Re: Single root filesystem evilness decreasing in 2010? (on workstations)
Clive McBarton wrote:
google "ext4 kde4" and the first hit is "Data loss may occurr when using
ext4 and KDE 4". I think Ubuntu offered ext4 as optional then and many
people ran into problems, supposedly massive data loss. XFS would be the
same. Application programmers don't cope with delayed allocation, and
since you cannot fix all the apps, you'd be stuck with the problem.
Apart from specific technical issues, there's general conservatism, most
of all in Debian.
[off topic]
Yep, I get that, and I know we can't possibly fix everything, but do we
really need to? In a way, all these apps are not even POSIX compliant for
the operations they intend to do, they're crappy-ext3-lazy-standards
compliant. Nobody should support that. Linux supports many filesystems,
and we shouldn't be stuck with only one for pseudo-reliable usage because a
single one of its generations had an odd behavior *some* people (not the
entire world) based their software upon. I understand people have lived
happily with XFS for a long time, which "suffers" from the same "problems".
What's worse, in my opinion, is that people feel safer with ext3 than with
ext4. What's the difference *for these apps*? Their data gets
automatically flushed every 5 seconds instead of every 30-35 seconds
(because of data=ordered). Great. If that's all that matters, let's just
change some arbitrary numbers in ext4..
/proc/sys/vm/dirty_expire_centisecs
I think the real buzz around this issue comes from this user who got his DE
personal conf and "some personal data" files nuked because he crashed before
they could reach the disk - which spread fear and panic in exaggerated ways
among bloggers (I read the story a hundred times). This could have happened
in ext3 with another bad timing.
Applications should tell when to sync if they need to, not rely on a
particular filesystem to do it "frequently enough" (whatever that means).
That allows software that do *not* need to (or need it less often) to be
more efficient. In some cases, a temporary file might never need to reach
the platters. Let it happen more often.
That beeing said, I tend to think that there may be fewer software which
would really need some love than we think. Note that in the meantime, there
are hacks to force flush truncated files and such that are available, which
should help apps that don't receive that love but still need it. Again, few
software probably needs some.
Paranoids about delayed allocation can also disable it. If Debian and some
other distros are and decide to do it (and/or use hacks), I certainly
wouldn't mind personally (it's not like we've ever been forced to accept
anything) but I would [mind] if we decide to hold back on ext3 - just
because it seems stupid to ignore every other features ext4 comes with,
based on a funny story on a random bug tracker.
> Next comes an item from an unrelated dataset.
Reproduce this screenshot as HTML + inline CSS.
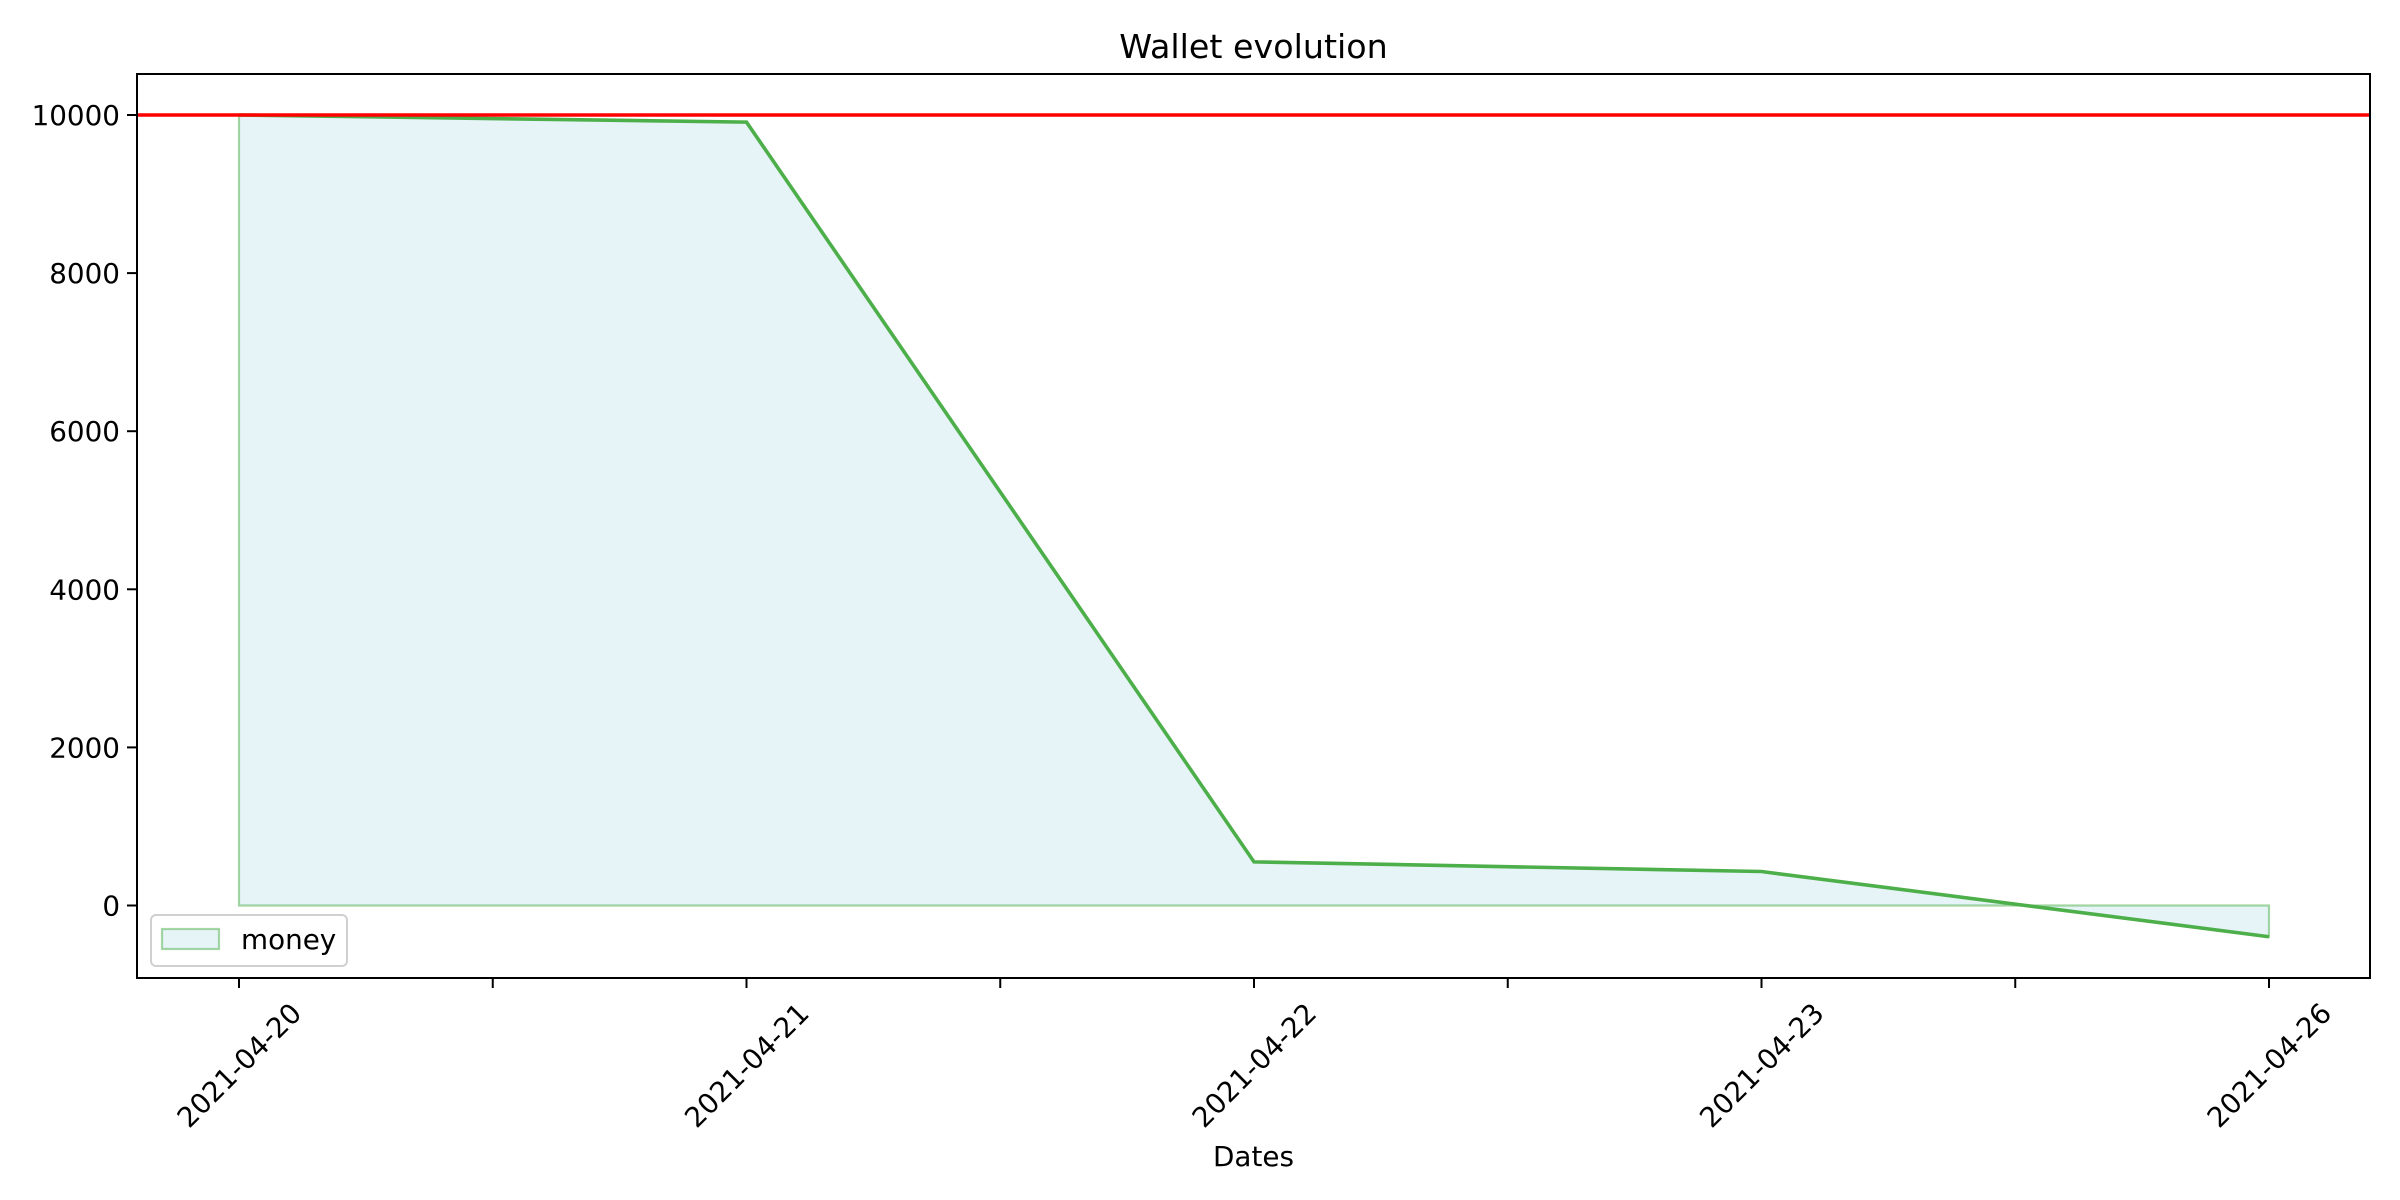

Anyway, that topic is out of my league, and people talked about it in way
deeper depth than that at various places - I believe I understand enough of
it to make my mind. Anybody feel free to correct me if I sound misguided.
That's a very interesting point. Filesystems *not* responsible for data
integrity? Whow. While I do get the idea (move integrity checking up to
higher-level structures to improve thruput), and I am sure it will speed
things up greatly when it works, doesn't this require all your software
to first be rewritten to take care of it?
AFAIK, there has never been such a contract that filesystems should
guarantee it. In fact, they can't possibly do. If some data in file A only
makes sense if there's some specific data in file B, for example, only the
application that writes them knows - the filesystem can't detect the
corruption of the data if one file has been written but not the other.
If data integrity is important for an application, its writer should always
have the question "OK, what if it crashes *there*?" in mind and think about
an ad-hoc mechanism to make the operation atomic, in the sense that fits the
data structure of the application. If one wants some generic integrity
features, there's plenty of database software around - and by that I also
mean simple embedded/nosql stuff which could even write plain text.
Filesystem journals only guarantee that you won't get backstabbed by the
system losing or overwriting a block part of a previously coherent data
structure.
[and back on, sorry for that]
> [...]
Your request is perfectly reasonable. It is clearly possible in theory,
and I believe some Unix OS actually have it (don't know which though).
It is actually required for some backup schemes (which hence don't work
under Linux).
Good to know.
Quick googling gave me http://lwn.net/Articles/281157/ where they say
the limitation exists up to 2.6.25 kernels (the article is from 2008
though).
Whoa, thanks, I couldn't dig that one up. I'll go ask.
Apparently, it wasn't included in 2.6.26 (silently fails on a Lenny
machine), and I don't have a 2.6.32 kernel to play with right now; I'll try
when I can. I've now seen a few blog posts of people using it randomly
dating back from last year, even with other options - not sure if they
actually tested it, but it's a good sign. Can't find anything conclusive.
[...]
Sure. That's not fiddling with individual sectors and 3D coordinates on
the HDD, but simply using partitions at the beginning of the disk. If
you care about a factor 2, then do partition it.
Yep, sorry, what I wrote in the original post was misleading. I hadn't
anything much in mind other than that.